Cette rigueur s’applique également à la température de surface, essentielle pour déclencher la fameuse réaction de Maillard, responsable des saveurs grillées et rôties si désirables. Une poêle pas assez chaude, et la viande va bouillir au lieu de saisir. Un four trop timide, et le gratin manquera de coloration et de complexité aromatique. Le système qualité doit donc inclure un référentiel précis des températures de cuisson, à la fois à cœur et en surface, pour chaque produit travaillé. C’est la fin de l’à-peu-près et le début de la maîtrise totale du résultat.
À retenir
- La qualité en cuisine n’est pas un art subjectif mais un système de contrôle objectif basé sur des processus rigoureux.

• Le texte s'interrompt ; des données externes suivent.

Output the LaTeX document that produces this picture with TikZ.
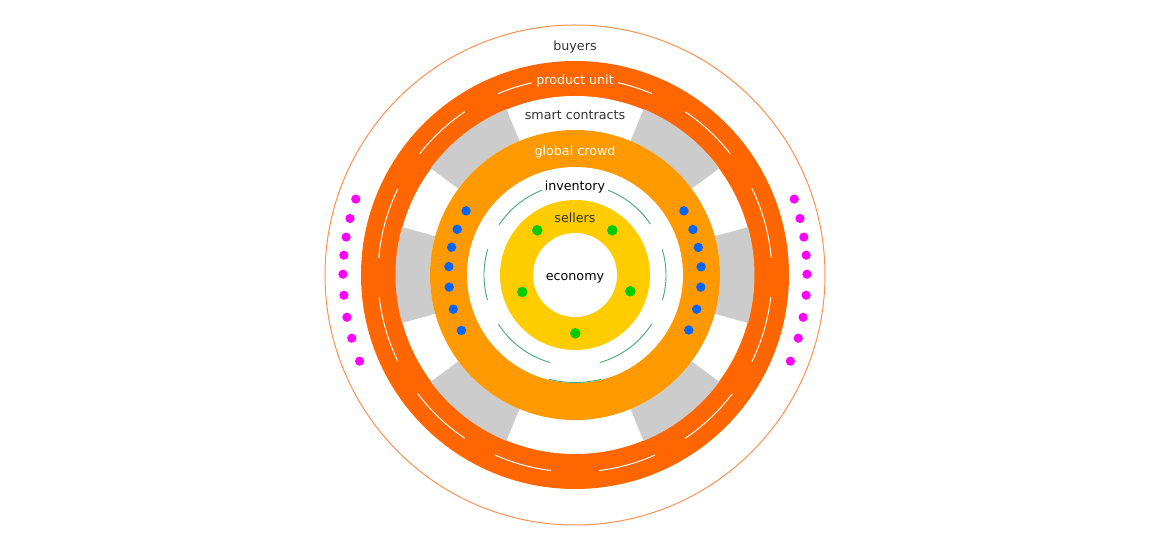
\documentclass[tikz,border=0pt]{standalone}
\usepackage{fontspec}
\setmainfont{DejaVu Sans}
\definecolor{produnit}{HTML}{FF6600}
\definecolor{crowd}{HTML}{FF9900}
\definecolor{sellc}{HTML}{FFCC00}
\definecolor{spoke}{HTML}{CCCCCC}
\definecolor{gdot}{HTML}{00CC00}
\definecolor{bdot}{HTML}{0066FF}
\definecolor{mdot}{HTML}{FF00FF}
\definecolor{invline}{HTML}{44AA77}
\definecolor{outerline}{HTML}{FF9050}
\definecolor{darktext}{HTML}{333333}
\begin{document}
\begin{tikzpicture}[x=1bp,y=1bp,
  txt/.style={font=\fontsize{12.7bp}{15bp}\selectfont, anchor=base, inner sep=0pt},
  mdotst/.style={fill=mdot},
  bdotst/.style={fill=bdot},
  gdotst/.style={fill=gdot},
  dashline/.style={draw=white, line width=1bp},
  invarc/.style={draw=invline, line width=0.9bp}]
\useasboundingbox (-575,-275) rectangle (575,275);
% outer thin circle (buyers)
\draw[outerline, line width=1bp] (0,0) circle (250);
% magenta dots
\foreach \a in {160.9,165.9,170.6,175.1,179.8,185,190.5,195.8,201.8}{
  \fill[mdotst] (\a:232) circle (4.6);
  \fill[mdotst] ({180-\a}:232) circle (4.6);
}
% product unit ring
\fill[produnit] (0,0) circle (214);
\fill[white] (0,0) circle (179);
\foreach \s/\e in {5/26,38/56,67/87,-26/-6.5,-56/-37,-83/-66}{
  \draw[dashline] (\s:197) arc[start angle=\s, end angle=\e, radius=197];
  \draw[dashline] ({180-\e}:197) arc[start angle={180-\e}, end angle={180-\s}, radius=197];
}
% grey spokes (smart contracts)
\foreach \c in {0,52,128,180,232,308}{
  \fill[spoke] ({\c-15.5}:179.5) arc[start angle={\c-15.5}, end angle={\c+15.5}, radius=179.5]
    -- ({\c+15.5}:145) arc[start angle={\c+15.5}, end angle={\c-15.5}, radius=145] -- cycle;
}
% global crowd ring
\fill[crowd] (0,0) circle (145);
\fill[white] (0,0) circle (108);
\draw[invarc] (256:107.5) arc[start angle=256, end angle=284, radius=107.5];
% inventory arcs
\foreach \s/\e in {-16/16.4,34/70,110/146.5,163.6/196,212.6/254.2,285.8/327.4}{
  \draw[invarc] (\s:91) arc[start angle=\s, end angle=\e, radius=91];
}
% sellers ring
\fill[sellc] (0,0) circle (75);
\fill[white] (0,0) circle (42);
% green dots
\foreach \p in {(-37.7,44.7),(37.3,44.7),(-52.7,-17),(55.3,-16.3),(0.3,-58.3)}{
  \fill[gdotst] \p circle (5.3);
}
% blue dots
\foreach \a in {149.5,158.8,167.3,176.2,185.5,195.7,206}{
  \fill[bdotst] (\a:126.4) circle (4.7);
}
\foreach \a in {30.5,21.1,12.6,3.7,-5.5,-15.7,-25.8}{
  \fill[bdotst] (\a:126.4) circle (4.7);
}
% labels
\node[txt, text=darktext] (buyers) at (0,224.5) {buyers};
\node[txt, text=white, fill=produnit, inner xsep=4.5bp, inner ysep=1bp] (produnitlbl) at (0,190.5) {product unit};
\node[txt, text=darktext] (smart) at (0,155) {smart contracts};
\node[txt, text=white] (crowdlbl) at (0,119) {global crowd};
\node[txt, text=black, fill=white, inner xsep=2.5bp, inner ysep=1bp] (inventory) at (0,84.5) {inventory};
\node[txt, text=darktext] (sellers) at (0,52.5) {sellers};
\node[txt, text=black] (economy) at (0,-5.5) {economy};
\end{tikzpicture}
\end{document}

- L’équilibre des 5 saveurs (salé, sucré, acide, amer, umami) et la maîtrise absolue des températures sont les deux piliers scientifiques de la régularité.
- La dégustation critique et systématique est le principal outil de contrôle qualité ; elle doit être ritualisée et partagée par toute la brigade.
Le secret des grands chefs ne tient qu’en un seul mot : goûtez. Encore. Et encore.
Nous avons établi l’importance de la dégustation critique comme rituel. Mais au-delà de l’analyse sensorielle du plat fini, le véritable secret de la régularité réside dans la fréquence de la dégustation tout au long du processus. L’erreur du jeune chef est de ne goûter qu’à la fin, pour « rectifier l’assaisonnement ». C’est déjà trop tard. À ce stade, on ne peut que masquer les défauts, pas les corriger à la source. Un grand chef, lui, goûte en permanence. Il goûte ses produits bruts à réception pour en comprendre le potentiel. Il goûte ses préparations de mise en place. Il goûte avant, pendant, et après chaque ajout.
Comme le souligne un expert, « goûter en cuisine, c’est comprendre l’évolution des saveurs après chaque ajout, et non juste ajuster en surface. » C’est un dialogue constant avec le produit. Chaque pincée de sel, chaque goutte de vinaigre, chaque minute de réduction modifie l’équilibre global. Goûter à chaque étape, c’est piloter cette évolution en temps réel au lieu de la subir. C’est comprendre qu’une carotte n’a pas le même goût avant et après cuisson, qu’un fond de veau est différent après une heure et après quatre heures de réduction.
Le système qualité doit donc définir une chronologie précise des points de dégustation. Il ne s’agit pas de goûter au hasard, mais à des moments clés où une décision doit être prise. Ce processus doit être appliqué religieusement par tous les membres de la brigade pour garantir une cohérence absolue. La qualité finale d’une assiette n’est que la somme de dizaines de micro-décisions gustatives prises en amont. Ne pas goûter, ou goûter trop tard, c’est cuisiner à l’aveugle.
La cuisson n’est pas une science exacte, c’est un art du temps : comment développer l’intuition du point de cuisson parfait
Après avoir insisté sur la rigueur scientifique du thermomètre, cette affirmation peut sembler contradictoire. Elle ne l’est pas. La science (le thermomètre) fournit les données objectives, les garde-fous qui empêchent les erreurs grossières. Mais la cuisson parfaite, celle qui se joue à quelques secondes près, fait appel à une compétence supérieure : l’intuition. Cependant, cette intuition n’a rien de magique. Elle n’est pas innée. C’est le résultat d’un entraînement systématique où les sens sont éduqués par la mesure.
Développer son intuition, c’est construire une bibliothèque de références sensorielles corrélées à des données objectives. C’est le processus qui permet, à terme, de se passer en partie des instruments. Pour y parvenir, la méthode est simple : mesurer, prédire, vérifier. Avant de piquer votre viande avec le thermomètre, estimez sa cuisson au toucher. Avant de vérifier la température de votre huile, écoutez son crépitement. Prédisez la mesure, puis vérifiez-la. Peu à peu, votre cerveau va créer des liens infaillibles entre une sensation (la résistance de la chair sous le doigt, une odeur de noisette, la couleur d’une caramélisation) et une donnée chiffrée.
Le son et l’odeur deviennent alors des indicateurs de cuisson aussi fiables qu’un cadran. Vous apprendrez à reconnaître l’odeur exacte qui signale une réaction de Maillard parfaite, juste avant qu’elle ne bascule vers l’amertume de la carbonisation. Vous apprendrez à distinguer le son d’une friture qui saisit de celui d’une friture qui détrempe. L’intuition n’est donc pas l’opposé de la science ; elle en est la quintessence, l’intériorisation. C’est la science qui devient un réflexe. Le système qualité, en imposant la rigueur de la mesure au début, est ce qui permet de développer la liberté de l’intuition à la fin.
Mettre en place un tel système qualité n’est pas une tâche à prendre à la légère, mais c’est le seul chemin vers une excellence durable. Pour appliquer ces principes de manière concrète, commencez dès aujourd’hui à analyser vos propres processus et à identifier les points de contrôle où la rigueur peut transformer votre cuisine.